===== DATA SEGMENT
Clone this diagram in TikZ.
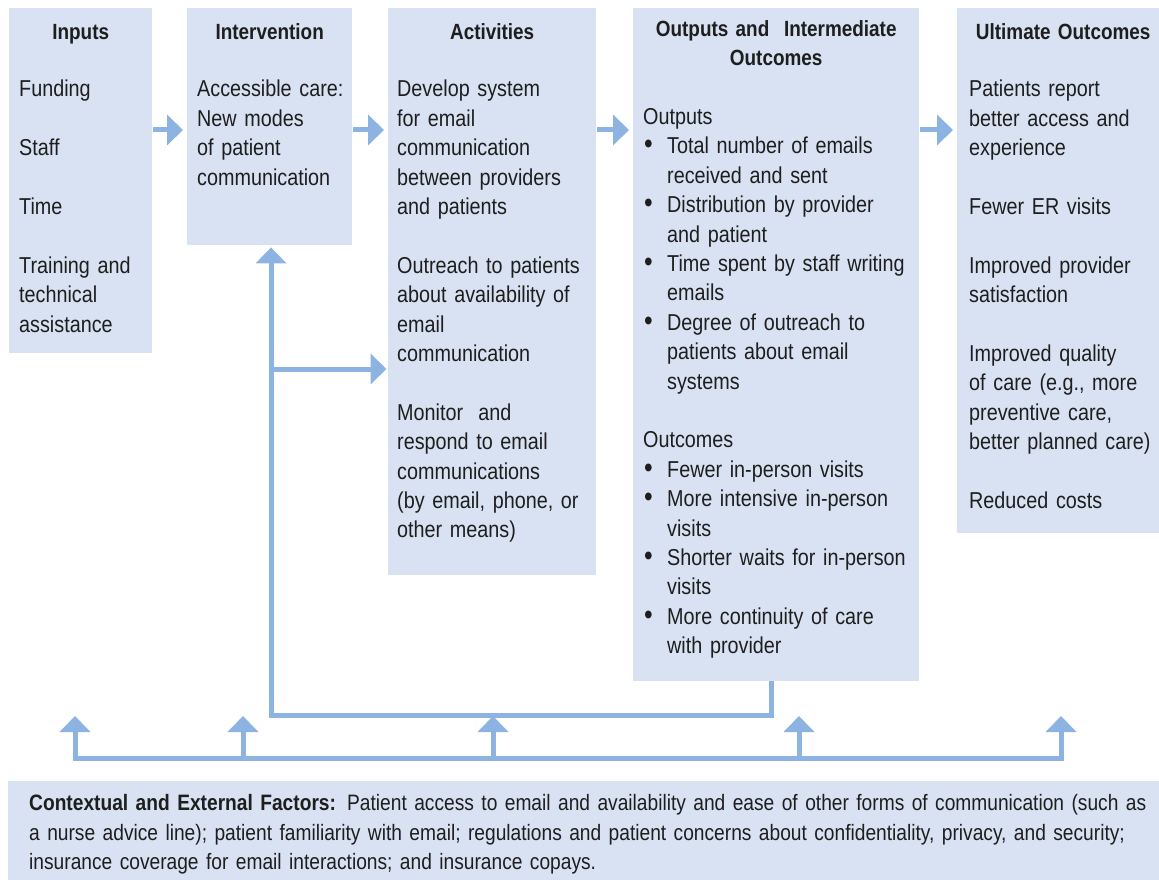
\documentclass[tikz,border=0pt]{standalone}
\usepackage{fontspec}
\setmainfont{Liberation Sans}[FakeStretch=0.86]
\usetikzlibrary{arrows.meta}

\definecolor{boxfill}{RGB}{217,226,243}
\definecolor{flowblue}{RGB}{141,179,226}
\definecolor{ink}{RGB}{30,30,30}

\newcommand{\gapline}{\\[29.4pt]}
\newcommand{\itembul}{\makebox[24pt][l]{\hspace{1pt}\scalebox{1.25}{\textbullet}}}
\newcommand{\contline}{\hspace*{24pt}}

\tikzset{
    panel/.style={fill=boxfill, inner sep=0pt, anchor=north west},
    head/.style={font=\fontsize{22}{29.4}\selectfont\bfseries, text width=#1, align=center, inner sep=0pt, anchor=base},
    head/.default=140pt,
    body/.style={text width=#1, align=left, inner sep=0pt, anchor=base west},
    body/.default=300pt,
    feed/.style={draw=flowblue, line width=5pt},
    flow/.style={feed, -{Triangle[length=16pt,width=30pt]}},
}

\begin{document}
\begin{tikzpicture}[x=1pt, y=-1pt, font=\fontsize{23}{29.4}\selectfont, text=ink]
    \useasboundingbox (0,0) rectangle (1159,880);

    \node[panel, minimum width=143pt, minimum height=345pt] (inputs) at (9,8) {};
    \node[panel, minimum width=165pt, minimum height=237pt] (interv) at (187,8) {};
    \node[panel, minimum width=208pt, minimum height=567pt] (activ) at (388,8) {};
    \node[panel, minimum width=286pt, minimum height=673pt] (outputs) at (633,8) {};
    \node[panel, minimum width=202pt, minimum height=525pt] (ultimate) at (957,8) {};
    \node[panel, minimum width=1151pt, minimum height=100pt] (context) at (8,781) {};

    \node[head] (inputs-t) at ([yshift=-31.5pt]inputs.north) {Inputs};
    \node[head=160pt] (interv-t) at ([yshift=-31.5pt]interv.north) {Intervention};
    \node[head=200pt] (activ-t) at ([yshift=-31.5pt]activ.north) {Activities};
    \node[head=280pt] (outputs-t) at ([yshift=-28.5pt]outputs.north) {Outputs and\ \ Intermediate\\Outcomes};
    \node[head=200pt] (ultimate-t) at ([xshift=5pt,yshift=-31.5pt]ultimate.north) {Ultimate Outcomes};

    \node[body] (inputs-b) at ([xshift=10pt,yshift=-89pt]inputs.north west)
        {Funding\gapline Staff\gapline Time\gapline Training and\\technical\\assistance};
    \node[body] (interv-b) at ([xshift=10pt,yshift=-89pt]interv.north west)
        {Accessible care:\\New modes\\of patient\\communication};
    \node[body] (activ-b) at ([xshift=9pt,yshift=-89pt]activ.north west)
        {Develop system\\for email\\communication\\between providers\\and patients\gapline
         Outreach to patients\\about availability of\\email\\communication\gapline
         Monitor\ \ and\\respond to email\\communications\\(by email, phone, or\\other means)};
    \node[body] (outputs-b) at ([xshift=10pt,yshift=-116.5pt]outputs.north west)
        {Outputs\\
         \itembul Total number of emails\\\contline received and sent\\
         \itembul Distribution by provider\\\contline and patient\\
         \itembul Time spent by staff writing\\\contline emails\\
         \itembul Degree of outreach to\\\contline patients about email\\\contline systems\gapline
         Outcomes\\
         \itembul Fewer in-person visits\\
         \itembul More intensive in-person\\\contline visits\\
         \itembul Shorter waits for in-person\\\contline visits\\
         \itembul More continuity of care\\\contline with provider};
    \node[body] (ultimate-b) at ([xshift=12pt,yshift=-89pt]ultimate.north west)
        {Patients report\\better access and\\experience\gapline
         Fewer ER visits\gapline
         Improved provider\\satisfaction\gapline
         Improved quality\\of care (e.g., more\\preventive care,\\better planned care)\gapline
         Reduced costs};
    \node[body=1140pt, font=\fontsize{22.3}{29.5}\selectfont] (context-b) at ([xshift=21pt,yshift=-29.5pt]context.north west)
        {\textbf{Contextual and External Factors:} Patient access to email and availability and ease of other forms of communication (such as\\
         a nurse advice line); patient familiarity with email; regulations and patient concerns about confidentiality, privacy, and security;\\
         insurance coverage for email interactions; and insurance copays.};

    \coordinate (row) at (0,130);
    \foreach \a/\b in {inputs/interv, interv/activ, activ/outputs, outputs/ultimate}
        \draw[flow, shorten <=1pt, shorten >=4pt] (\a.east |- row) -- (\b.west |- row);

    \coordinate (loop) at (271,715);
    \coordinate (split) at (271,369);
    \draw[flow, shorten >=2pt] ([xshift=-5pt]outputs.south) |- (loop) -- (loop |- interv.south);
    \draw[flow, shorten >=1.5pt] (split) -- (split -| activ.west);

    \foreach \x [count=\i] in {75,243,493,799,1061} {
        \coordinate (base\i) at (\x,758);
        \coordinate (tip\i) at (\x,716);
        \draw[flow] (base\i) -- (tip\i);
    }
    \draw[feed, line cap=rect] (base1) -- (base5);
\end{tikzpicture}
\end{document}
==========
## EXERCISE DETAILS:
Write out the listing above exactly as it stands, pictures excluded.

## SOLUTION TO THE PROBLEM:
Clone this diagram in TikZ.
\documentclass[tikz,border=0pt]{standalone}
\usepackage{fontspec}
\setmainfont{Liberation Sans}[FakeStretch=0.86]
\usetikzlibrary{arrows.meta}

\definecolor{boxfill}{RGB}{217,226,243}
\definecolor{flowblue}{RGB}{141,179,226}
\definecolor{ink}{RGB}{30,30,30}

\newcommand{\gapline}{\\[29.4pt]}
\newcommand{\itembul}{\makebox[24pt][l]{\hspace{1pt}\scalebox{1.25}{\textbullet}}}
\newcommand{\contline}{\hspace*{24pt}}

\tikzset{
    panel/.style={fill=boxfill, inner sep=0pt, anchor=north west},
    head/.style={font=\fontsize{22}{29.4}\selectfont\bfseries, text width=#1, align=center, inner sep=0pt, anchor=base},
    head/.default=140pt,
    body/.style={text width=#1, align=left, inner sep=0pt, anchor=base west},
    body/.default=300pt,
    feed/.style={draw=flowblue, line width=5pt},
    flow/.style={feed, -{Triangle[length=16pt,width=30pt]}},
}

\begin{document}
\begin{tikzpicture}[x=1pt, y=-1pt, font=\fontsize{23}{29.4}\selectfont, text=ink]
    \useasboundingbox (0,0) rectangle (1159,880);

    \node[panel, minimum width=143pt, minimum height=345pt] (inputs) at (9,8) {};
    \node[panel, minimum width=165pt, minimum height=237pt] (interv) at (187,8) {};
    \node[panel, minimum width=208pt, minimum height=567pt] (activ) at (388,8) {};
    \node[panel, minimum width=286pt, minimum height=673pt] (outputs) at (633,8) {};
    \node[panel, minimum width=202pt, minimum height=525pt] (ultimate) at (957,8) {};
    \node[panel, minimum width=1151pt, minimum height=100pt] (context) at (8,781) {};

    \node[head] (inputs-t) at ([yshift=-31.5pt]inputs.north) {Inputs};
    \node[head=160pt] (interv-t) at ([yshift=-31.5pt]interv.north) {Intervention};
    \node[head=200pt] (activ-t) at ([yshift=-31.5pt]activ.north) {Activities};
    \node[head=280pt] (outputs-t) at ([yshift=-28.5pt]outputs.north) {Outputs and\ \ Intermediate\\Outcomes};
    \node[head=200pt] (ultimate-t) at ([xshift=5pt,yshift=-31.5pt]ultimate.north) {Ultimate Outcomes};

    \node[body] (inputs-b) at ([xshift=10pt,yshift=-89pt]inputs.north west)
        {Funding\gapline Staff\gapline Time\gapline Training and\\technical\\assistance};
    \node[body] (interv-b) at ([xshift=10pt,yshift=-89pt]interv.north west)
        {Accessible care:\\New modes\\of patient\\communication};
    \node[body] (activ-b) at ([xshift=9pt,yshift=-89pt]activ.north west)
        {Develop system\\for email\\communication\\between providers\\and patients\gapline
         Outreach to patients\\about availability of\\email\\communication\gapline
         Monitor\ \ and\\respond to email\\communications\\(by email, phone, or\\other means)};
    \node[body] (outputs-b) at ([xshift=10pt,yshift=-116.5pt]outputs.north west)
        {Outputs\\
         \itembul Total number of emails\\\contline received and sent\\
         \itembul Distribution by provider\\\contline and patient\\
         \itembul Time spent by staff writing\\\contline emails\\
         \itembul Degree of outreach to\\\contline patients about email\\\contline systems\gapline
         Outcomes\\
         \itembul Fewer in-person visits\\
         \itembul More intensive in-person\\\contline visits\\
         \itembul Shorter waits for in-person\\\contline visits\\
         \itembul More continuity of care\\\contline with provider};
    \node[body] (ultimate-b) at ([xshift=12pt,yshift=-89pt]ultimate.north west)
        {Patients report\\better access and\\experience\gapline
         Fewer ER visits\gapline
         Improved provider\\satisfaction\gapline
         Improved quality\\of care (e.g., more\\preventive care,\\better planned care)\gapline
         Reduced costs};
    \node[body=1140pt, font=\fontsize{22.3}{29.5}\selectfont] (context-b) at ([xshift=21pt,yshift=-29.5pt]context.north west)
        {\textbf{Contextual and External Factors:} Patient access to email and availability and ease of other forms of communication (such as\\
         a nurse advice line); patient familiarity with email; regulations and patient concerns about confidentiality, privacy, and security;\\
         insurance coverage for email interactions; and insurance copays.};

    \coordinate (row) at (0,130);
    \foreach \a/\b in {inputs/interv, interv/activ, activ/outputs, outputs/ultimate}
        \draw[flow, shorten <=1pt, shorten >=4pt] (\a.east |- row) -- (\b.west |- row);

    \coordinate (loop) at (271,715);
    \coordinate (split) at (271,369);
    \draw[flow, shorten >=2pt] ([xshift=-5pt]outputs.south) |- (loop) -- (loop |- interv.south);
    \draw[flow, shorten >=1.5pt] (split) -- (split -| activ.west);

    \foreach \x [count=\i] in {75,243,493,799,1061} {
        \coordinate (base\i) at (\x,758);
        \coordinate (tip\i) at (\x,716);
        \draw[flow] (base\i) -- (tip\i);
    }
    \draw[feed, line cap=rect] (base1) -- (base5);
\end{tikzpicture}
\end{document}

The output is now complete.